Friday, April 19, 2019

April 19, 1919. Opening Day, April flowers, Poles advance, Rebuilding the churches, Red Cross in action, Belgians on the stage.

The fateful 1919 baseball season opened on this day in 1919, with the Brooklyn Robbins (what the Dodgers were before they were called that) defeating the Boston Braves twice in a double headers.

J. C. Leyendecker graced the cover of The Saturday Evening Post with a spring centered illustration.  Easter Sunday for 1919 was the following day.


Easter was directly recalled on the cover of The Country Gentleman, but with an illustration featuring a little kid with chicks.  This is a traditional Easter theme, but one I've always found a bit odd.
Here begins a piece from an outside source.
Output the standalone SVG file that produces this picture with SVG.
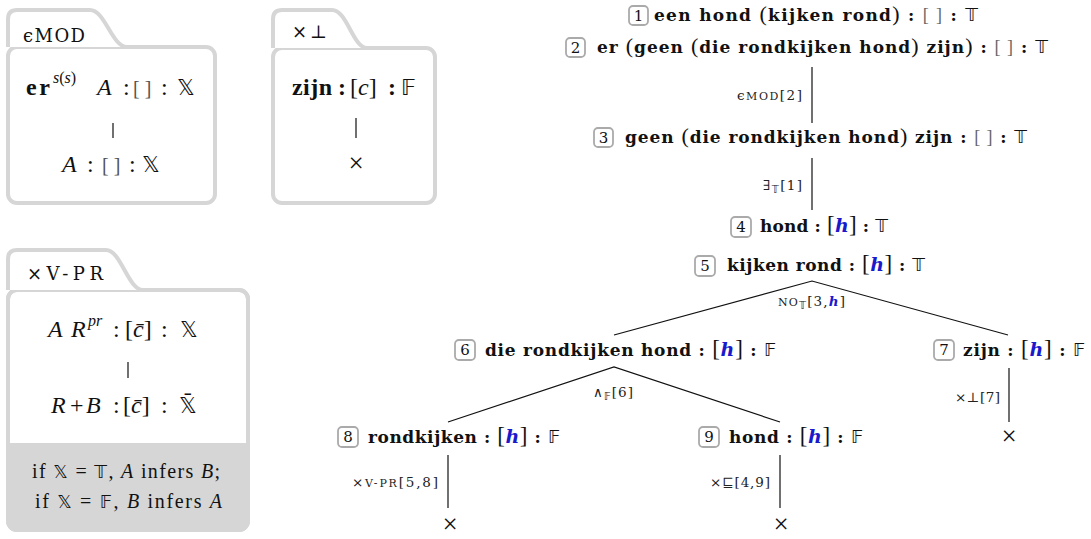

On this day in 1919, Polish forces entered Vilnius in an event that wasn't Easter focused by any means.



Vilnius in some ways symbolizes the nature of post war Eastern Europe, and indeed to some extent Europe in general.  The Poles entered it as part of their war against the Russian Reds.  The town had been of course in the Russian Empire.  It's population was both Polish and Lithuanian and nationalist from both countries saw it as theirs.  In the context of Russian imperial rule, its mixed population hadn't created nationalist problems, but now it was.

Pilsudski took quick steps to try to make it plain that the sovereignty of the region would be determined by plebiscite which he hoped would result in support for a federal union he envisioned which would have included Poland, Lithuania and Ukraine, as well as some other regions in some versions of the plan.  The Poles and the Ukrainians are in fact very close in ethnicity, although they are somewhat religiously divided. The Poles and the Lithuanians, however, are largely Catholic, but the Lithuanians were not close to the Poles in ethnicity.  A newly independent Ukrainian government was horrified by the thought of the town being anything but Lithuanian, and Polish nationalist weren't keen on that thought.  The right to include the city within respective national boundaries lead to the Polish Lithuanian War shortly thereafter.  Ironically, it was only Polish success in the Russo Polish War which kept Lithuania from being invaded by the Soviets and at the conclusion of the Russo Polish War it was included within Poland.  The Lithuanians, however, never accepted that fact and did not establish diplomatic relations with Lithuania until 1938.

Today Vilnius is the capitol of Lithuania, but that reflects the results of World War Two.  After the invasion of Poland by the Germans and the Soviets in 1939, the city was turned over to Lithuania but then shortly thereafter Lithuania was invaded by the Red Army.  It was subsequently invaded by the Germans in Operation Barbarossa, and during their occupation most of the large Polish population and the Jewish population was removed from the city. Today its ethnically a Lithuanian city, the result of German oppression of the Poles and Jews.


On this day in 1919, the Holy See announced plans to raise funds to repair the 1,300 churches in France damaged during the Great War.



Class in Plainfield, New Jersey, snipping filling for pillows for the Red Cross.

The Red Cross was still at work in Europe and of course in Russia and therefore efforts to support it kept on.

Red Cross headquarters in Archangel.

In Washington D. C. Belgian troops who had been in the United States in support of a Victory Loan campaign paraded to the Keith Theater in Washington D. C.